Reflecting over the failure to indict Darren Wilson over the past week has caused me to wonder why some lives matter and why some don’t matter to our government. This question is connected to our last class discussion about what causes a political issue to receive attention or not. The murder of Michael Brown and the Ferguson protests have certainly gained attention in the media. But action against racial police violence has not received agency in our government. People are putting themselves in danger to protest racial injustice just as they have been doing for decades, but the government is taking little action. I believe that the answer to my initial question lies in century-old institutional racism that values white lives over black lives.

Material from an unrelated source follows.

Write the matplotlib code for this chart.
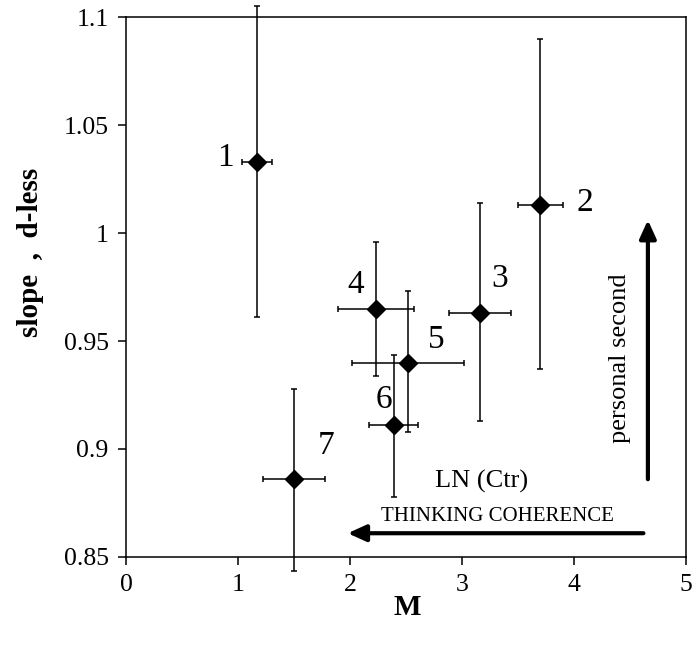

This article was posted in August, five days after Michael Brown was fatally shot. The following quote resonates with me conceding the connection of reproductive justice to racial justice:
It is here where the question of “Whose lives are valued?” enters into the picture, for how cheap must a life be if millions of onlookers can think that stolen cigars justify a murder? Can we have reproductive justice if the children of some are considered inherently less valuable by several orders of magnitude? If the life of a child or a young man or woman is so cheap that misunderstandings, small mistakes, or false accusations justify their deaths, what can then be said about the rights they enjoyed in life and how valuable they turned out to be?

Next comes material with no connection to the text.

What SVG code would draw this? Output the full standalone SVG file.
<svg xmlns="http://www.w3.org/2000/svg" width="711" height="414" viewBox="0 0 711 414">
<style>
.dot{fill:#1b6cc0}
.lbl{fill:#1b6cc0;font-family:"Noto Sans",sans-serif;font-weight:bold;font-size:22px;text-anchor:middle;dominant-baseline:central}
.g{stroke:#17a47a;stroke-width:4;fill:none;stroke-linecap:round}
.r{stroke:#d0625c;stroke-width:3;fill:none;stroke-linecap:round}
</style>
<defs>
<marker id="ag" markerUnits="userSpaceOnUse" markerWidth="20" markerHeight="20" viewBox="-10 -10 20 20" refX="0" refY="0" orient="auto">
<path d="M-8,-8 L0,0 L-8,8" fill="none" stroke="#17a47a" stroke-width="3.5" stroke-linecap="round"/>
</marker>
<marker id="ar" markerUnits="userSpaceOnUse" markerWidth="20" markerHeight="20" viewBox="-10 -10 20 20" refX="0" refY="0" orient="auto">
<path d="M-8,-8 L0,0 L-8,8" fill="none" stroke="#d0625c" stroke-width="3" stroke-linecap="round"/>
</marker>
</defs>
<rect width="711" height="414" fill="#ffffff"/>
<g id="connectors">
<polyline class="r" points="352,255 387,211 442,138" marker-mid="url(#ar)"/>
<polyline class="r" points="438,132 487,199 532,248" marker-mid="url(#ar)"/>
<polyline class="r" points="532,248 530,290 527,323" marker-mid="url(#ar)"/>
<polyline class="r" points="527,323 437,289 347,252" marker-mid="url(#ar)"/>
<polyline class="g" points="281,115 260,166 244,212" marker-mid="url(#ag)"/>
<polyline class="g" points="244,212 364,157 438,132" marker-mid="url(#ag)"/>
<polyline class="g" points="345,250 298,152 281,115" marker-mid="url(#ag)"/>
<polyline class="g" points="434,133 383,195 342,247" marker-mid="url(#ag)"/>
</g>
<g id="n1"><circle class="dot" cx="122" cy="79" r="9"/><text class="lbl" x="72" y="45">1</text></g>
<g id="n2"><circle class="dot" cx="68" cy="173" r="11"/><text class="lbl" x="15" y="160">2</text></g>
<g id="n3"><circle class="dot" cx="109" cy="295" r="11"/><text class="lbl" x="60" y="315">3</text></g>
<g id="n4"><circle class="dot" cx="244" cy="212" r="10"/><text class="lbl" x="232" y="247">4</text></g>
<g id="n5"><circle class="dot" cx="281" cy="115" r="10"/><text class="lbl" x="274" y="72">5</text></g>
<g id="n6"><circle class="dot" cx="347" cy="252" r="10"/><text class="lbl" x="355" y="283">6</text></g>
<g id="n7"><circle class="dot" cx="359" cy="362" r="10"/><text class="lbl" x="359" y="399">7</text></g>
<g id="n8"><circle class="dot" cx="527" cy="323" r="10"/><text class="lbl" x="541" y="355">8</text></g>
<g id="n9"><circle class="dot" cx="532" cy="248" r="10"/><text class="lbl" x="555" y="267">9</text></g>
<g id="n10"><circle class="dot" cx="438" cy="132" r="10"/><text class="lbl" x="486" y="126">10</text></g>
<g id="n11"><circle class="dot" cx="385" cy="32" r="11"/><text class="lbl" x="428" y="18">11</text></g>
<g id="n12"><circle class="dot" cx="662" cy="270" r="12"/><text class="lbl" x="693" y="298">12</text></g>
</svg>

Reproductive justice is about more than the right to choose whether or not to be pregnant. It includes ensuring that all lives are valued and each person has access to safety- free from violence against the body or livelihood. This can be applied globally; people deserve the right to reproductive justice no matter where they live, how much money they have, or where they stand in society. To ensure that reproductive justice is reached, we must work to dissolve the disproportionate violence faced by people of color and poor people. We must dissolve the devaluation of lives based on color. In America, we must start by protecting black lives from systematic violence and attaining justice for the lives that have already been lost.